Ali collected more than 7,340 pounds of leftover Halloween candy last week at her Wellesley dental office, shipping dozens of bins filled to the brim with treats to American soldiers overseas.
Ali and husband Ejaz Ali, who together run the Wellesley Dental Group, have been collecting leftover Halloween sweets for the past half-dozen years, at first bribing her youngest clients to hand it over in the name of cavity prevention, Ali said.
"We had so much candy, we couldn't even contain it indoors," she said. "We used shovels to pack the candy and put it in the U-Haul."
The pictures don't even do the amount collected justice: much of the candy was also stored in the U-Haul truck overnight, as it was picked up from local schools that hosted individual in-building candy drives in hopes of racking up the most candy donated.
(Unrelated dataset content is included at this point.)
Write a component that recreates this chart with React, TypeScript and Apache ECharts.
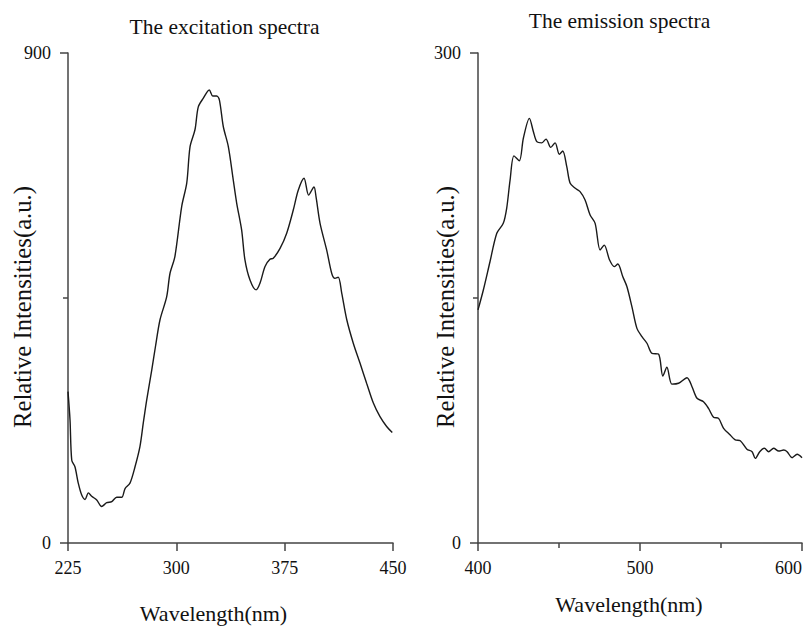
import React, { useEffect, useRef } from "react";
import * as echarts from "echarts";

// Excitation spectrum (wavelength nm, relative intensity)
const excitationWavelength = [
  225, 226.4, 227.6, 229.8, 232.1, 234.5, 236.8, 239.1, 241.4, 244.9, 248.3, 251.8, 255.3, 258.7, 262.2,
  264.5, 267.9, 271.4, 274.8, 277.1, 279.5, 283, 285.5, 288.7, 293.3, 295.6, 299, 303.7, 307.2, 309.5,
  312.9, 315.2, 318.7, 322.8, 325.2, 327.9, 329.8, 332.5, 336, 339.4, 341.8, 345.2, 347.5, 351, 355.2,
  357.9, 361.4, 364.8, 367.1, 371.8, 376.4, 381, 384.4, 388.4, 391.6, 395.3, 396.7, 399.5, 404.1, 407.6,
  409.8, 412.1, 414.5, 418, 422.5, 427.2, 431.8, 436.4, 441, 445.6, 449.5,
];
const excitationIntensity = [
  278, 226, 152, 140, 110, 88, 80, 92, 86, 79, 67, 74, 76, 84, 84,
  100, 110, 140, 177, 220, 263, 318, 360, 410, 452, 495, 526, 618, 661, 728,
  759, 801, 817, 832, 821, 821, 814, 765, 728, 667, 624, 575, 520, 483, 465,
  477, 508, 521, 523, 541, 569, 612, 648, 670, 639, 654, 636, 587, 538, 495,
  486, 488, 459, 410, 367, 330, 293, 257, 232, 214, 203,
];

// Emission spectrum (wavelength nm, relative intensity)
const emissionWavelength = [
  400, 403.3, 407.4, 411.6, 415.6, 417.7, 419.8, 422.2, 425.5, 428, 431.7, 434.2, 436.3, 439.4, 442,
  444.9, 447.6, 450.2, 452.3, 454.8, 456.9, 460, 463, 466.1, 469.2, 472.3, 475.4, 477.9, 481.2, 484.1,
  486.3, 489.4, 491.9, 495, 498.1, 501.2, 504.3, 507.4, 511.4, 514.1, 516.6, 519.7, 523.8, 529, 532.1,
  535.2, 539.2, 542.3, 545.4, 548.5, 551.6, 555.7, 558.8, 561.9, 566, 569.2, 571.2, 573.9, 576.8, 579.4,
  582.5, 585.6, 588.7, 590.8, 593.9, 597, 600,
];
const emissionIntensity = [
  142.7, 154.9, 172.2, 189.6, 195.7, 204.9, 222.2, 237, 234, 247.8, 260, 251.8, 245.7, 245, 247.3,
  242.2, 245, 238, 240, 230.4, 220.2, 217.2, 215.1, 210, 200.8, 195.7, 179.4, 182.4, 173.3, 169.2,
  170.8, 163, 157, 144.7, 131.4, 126.3, 122.3, 116.1, 115.7, 102.2, 107.6, 97.3, 97.8, 101.2, 95.7,
  88.6, 86.5, 82.4, 77, 76.3, 70.2, 66.1, 63.1, 62.6, 57.4, 55.9, 51.8, 55.9, 58, 55.9,
  58, 56.3, 56.9, 55.9, 52.2, 54.3, 52.2,
];

const excitationTitle = "The excitation spectra";
const emissionTitle = "The emission spectra";
const xName = "Wavelength(nm)";
const yName = "Relative Intensities(a.u.)";

const FONT = '"Liberation Serif", "Times New Roman", serif';
const TEXT = "#111";
const AXIS = "#444";

function pairs(xs: number[], ys: number[]) {
  return xs.map((x, i) => [x, ys[i]]);
}

export default function App() {
  const ref = useRef<HTMLDivElement>(null);
  useEffect(() => {
    document.body.style.margin = "0";
    if (!ref.current) return;
    const chart = echarts.init(ref.current, undefined, { renderer: "svg" });

    const axisCommon = {
      axisLine: { show: true, lineStyle: { color: AXIS, width: 1.5 } },
      axisTick: { show: true, length: 8, lineStyle: { color: AXIS, width: 1.5 } },
      minorTick: { show: true, splitNumber: 2, length: 5, lineStyle: { color: AXIS, width: 1.5 } },
      splitLine: { show: false },
      minorSplitLine: { show: false },
      axisLabel: { color: TEXT, fontFamily: FONT, fontSize: 18 },
      nameTextStyle: { color: TEXT, fontFamily: FONT, fontSize: 22 },
      nameLocation: "middle" as const,
      nameMoveOverlap: false,
    };

    chart.setOption({
      animation: false,
      backgroundColor: "#fff",
      grid: [
        { left: 68, top: 53, width: 325, height: 490, outerBoundsMode: "none" },
        { left: 478, top: 53, width: 324, height: 490, outerBoundsMode: "none" },
      ],
      xAxis: [
        {
          ...axisCommon,
          gridIndex: 0,
          type: "value",
          min: 225,
          max: 450,
          interval: 75,
          minorTick: { show: false },
          name: xName,
          nameGap: 59,
          nameTextStyle: { ...axisCommon.nameTextStyle, padding: [0, 34, 0, 0] },
          axisLabel: { ...axisCommon.axisLabel, margin: 16 },
        },
        {
          ...axisCommon,
          gridIndex: 1,
          type: "value",
          min: 400,
          max: 600,
          interval: 100,
          name: xName,
          nameGap: 50,
          nameTextStyle: { ...axisCommon.nameTextStyle, padding: [0, 22, 0, 0] },
          axisLabel: { ...axisCommon.axisLabel, margin: 16, alignMaxLabel: "right" },
        },
      ],
      yAxis: [
        {
          ...axisCommon,
          gridIndex: 0,
          type: "value",
          min: 0,
          max: 900,
          interval: 900,
          name: yName,
          nameGap: 33,
          nameTextStyle: { ...axisCommon.nameTextStyle, fontSize: 24.7, padding: [0, 18, 0, 0] },
          axisLabel: { ...axisCommon.axisLabel, margin: 17 },
        },
        {
          ...axisCommon,
          gridIndex: 1,
          type: "value",
          min: 0,
          max: 300,
          interval: 300,
          name: yName,
          nameGap: 20,
          nameTextStyle: { ...axisCommon.nameTextStyle, fontSize: 24.7, padding: [0, 18, 0, 0] },
          axisLabel: { ...axisCommon.axisLabel, margin: 17 },
        },
      ],
      graphic: [
        {
          type: "text",
          x: 224.5,
          y: 27,
          style: { text: excitationTitle, fill: TEXT, font: `21.5px ${FONT}`, textAlign: "center", textVerticalAlign: "middle" },
        },
        {
          type: "text",
          x: 619.5,
          y: 21,
          style: { text: emissionTitle, fill: TEXT, font: `21.5px ${FONT}`, textAlign: "center", textVerticalAlign: "middle" },
        },
      ],
      series: [
        {
          type: "line",
          xAxisIndex: 0,
          yAxisIndex: 0,
          data: pairs(excitationWavelength, excitationIntensity),
          showSymbol: false,
          smooth: 0.3,
          lineStyle: { color: "#1a1a1a", width: 1.4 },
        },
        {
          type: "line",
          xAxisIndex: 1,
          yAxisIndex: 1,
          data: pairs(emissionWavelength, emissionIntensity),
          showSymbol: false,
          smooth: 0.3,
          lineStyle: { color: "#1a1a1a", width: 1.4 },
        },
      ],
    });
    return () => chart.dispose();
  }, []);
  return <div ref={ref} style={{ width: 809, height: 626 }} />;
}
"There would have been too much, so we kept some of it in the truck," Ali said.
And even after the dental group had their hauling-off ceremony, where trucks took the candy to Weymouth-based nonprofit CarePacks to ship in care packages to soldiers, the in-pouring of candy has continued.
"I have at least 300 pounds sitting in our office, and I think there could be another hundred or two still trickling in," Ali said. "It's still coming in and we're not saying no."
At the Nov. 8 shipping-off ceremony, Ali said there was a patriotic spirit in the air, as military officials joined with town and public safety departments to send the candy off.
"It's truly touching how much our community loves and supports our troops," Ali said. "To see the national guards, police, fire department, veterans, schools and the community come together was truly amazing."
Ali previously told Boston.com that she originally set up the candy collection program 8 years ago to discourage tooth decay, at first even offering kids $1 per pound of candy.
"I had to bribe them to give me the candy," Ali said, laughing. "The first year I got 60 or 70 pounds of candy, so I spent about $60 or $70 but I felt good to get the candy off of the kids' hands."
But after the initiative grew exponentially in popularity, Ali decided to begin donating the candy to US troops overseas, after finding out that local food pantries would not accept the sweets.
"The troops need to know they are remembered back home," she said. "It's not just the candy that kids bring, but also the little notes and handmade cards and letters. It's so touching to read their notes saying 'Thank you, I want to share my Halloween candy with you.' You almost cry."